Question: Suppose $X_0 \subseteq Z$ is another linear subspace of $Z$. Then how do we define the quotient space $X_0\mid_Y$? We can't just apply the previous definition because, in general, we do not have that $Y \subseteq X_0$. However, I believe we can just relax that restriction and do this:
$X_0\mid_Y = \{ [x]_Y \mid x \in X_0 \}$
I'm 99% percent sure that this definition is the correct one, but hoping someone can point me to a definition of quotient space that doesn't require $Y$ to be a subset of the space being "divided"?
What's slightly odd to me is that the equivalence classes in this resulting quotient space are not necessarily subsets of $X_0$, so it goes against the intuition that $Y$ is somehow "dividing" up $X_0$.
Alternative Formulation: Cosets
As per this question, we can also define the quotient space $Z\mid_Y$ as follows:
$Z\mid_Y = \{ z + Y \mid z \in Z \}$
Where $z + Y = \{z + y \mid y \in Y\}$ is the coset of $Y$ containing $Z$. In this case, what I'm asking is can we define the quotient space for $X_0$ in general, without necessarily having $Y \subseteq X_0$, as follows:
$X_0\mid_Y = \{ x + Y | x \in X_0 \}$
This definition seems natural to me - the only unnatural part is the term "quotient" in the term "quotient space", and the division-like notation in $X_0\mid_Y$, because we're not necessarily dividing up $X_0$, rather we're sort of mapping it over to a set of cosets. But I suppose since the term "quotient" makes sense for the case when $Y \subseteq Z$, maybe we just overload it to apply also to this case? Or is this called something else?
Background
I came across use of this version of quotient at the end of this video, where the professor equates the completion of a space to the closure of the "quotient" of its embedded space:
VIDEO: Completing a normed linear space. Time: 1:01:33.

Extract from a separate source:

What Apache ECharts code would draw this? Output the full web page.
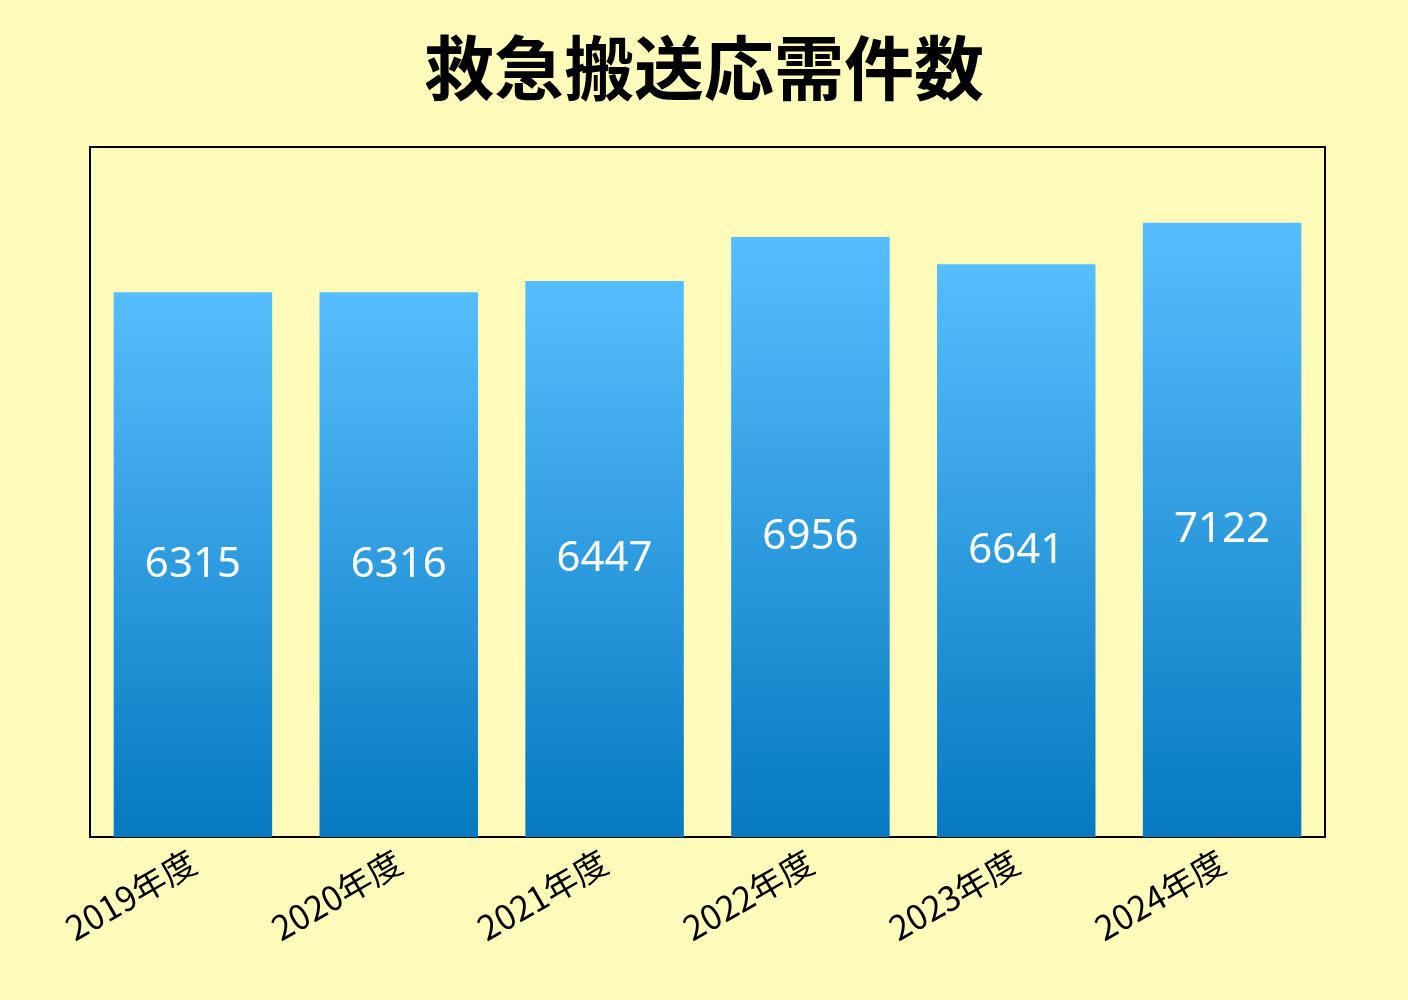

EDIT: Reason for my Confusion
I initially thought that:
$X_0\mid_Y = X_0\mid_{Y \cap X_0}$
The reasoning being:
- $Y$ and $X_0$ are linear spaces
- The intersection of linear spaces always yields a linear space
- $Y \cap X_0 \subseteq X_0$, so we can apply the original definition
However, in general, this is not the case. That is, there exists some example such that:
$X_0\mid_Y \neq X_0\mid_{Y \cap X_0}$
In fact, the example in the linked lecture video is such an example:
$X_0$ is the set of constant sequences of the form $(x, x, x, \dots)$. $Y$ is the set of sequences $(y_1, y_2, y_3, \dots)$ which are equivalent to $(0, 0, 0, \dots)$ in the sense that limit of the norms of elements $y_i$ converge to zero. So in that case $Y \cap X_0$ is the singleton set:
$Y \cap X_0 = \{(0, 0, 0, \dots)\}$
Which certainly is not equal to $Y$, as long as there is some non-zero element $x \in X$, because we can define $s = (x, 0, 0, \dots)$ and we know that $s \in Y$ but clearly $s \notin Y \cap X_0$ because $s \neq (0, 0, 0, \dots)$.
So then, for example, to show that
$X_0\mid_Y \neq X_0\mid_{Y \cap X_0}$
We just have to show that the equivalence classes differ for one element. Choose $0$ to be that element:
$[0]_Y = Y \neq Y \cap X_0 = [0]_{Y \cap X_0}$
So the quotient spaces are not equal.
Solution 1:
Once you chose your linear space $Z$ and your subspace $Y\subset Z$, you have a linear (and onto) map $\pi:Z\to Z|_Y$ given by $z\mapsto [z]_Y$. Since a linear map sends linear subspaces to linear subspaces, you can see that both of your definitions agree with $X_0|Y=\pi(X_0)$. An equivalent way to define this would be $X_0|_Y:=X_0|_{Y\cap X_0}$, since $X_0\cap Y$ is then a linear subspace of $X_0$.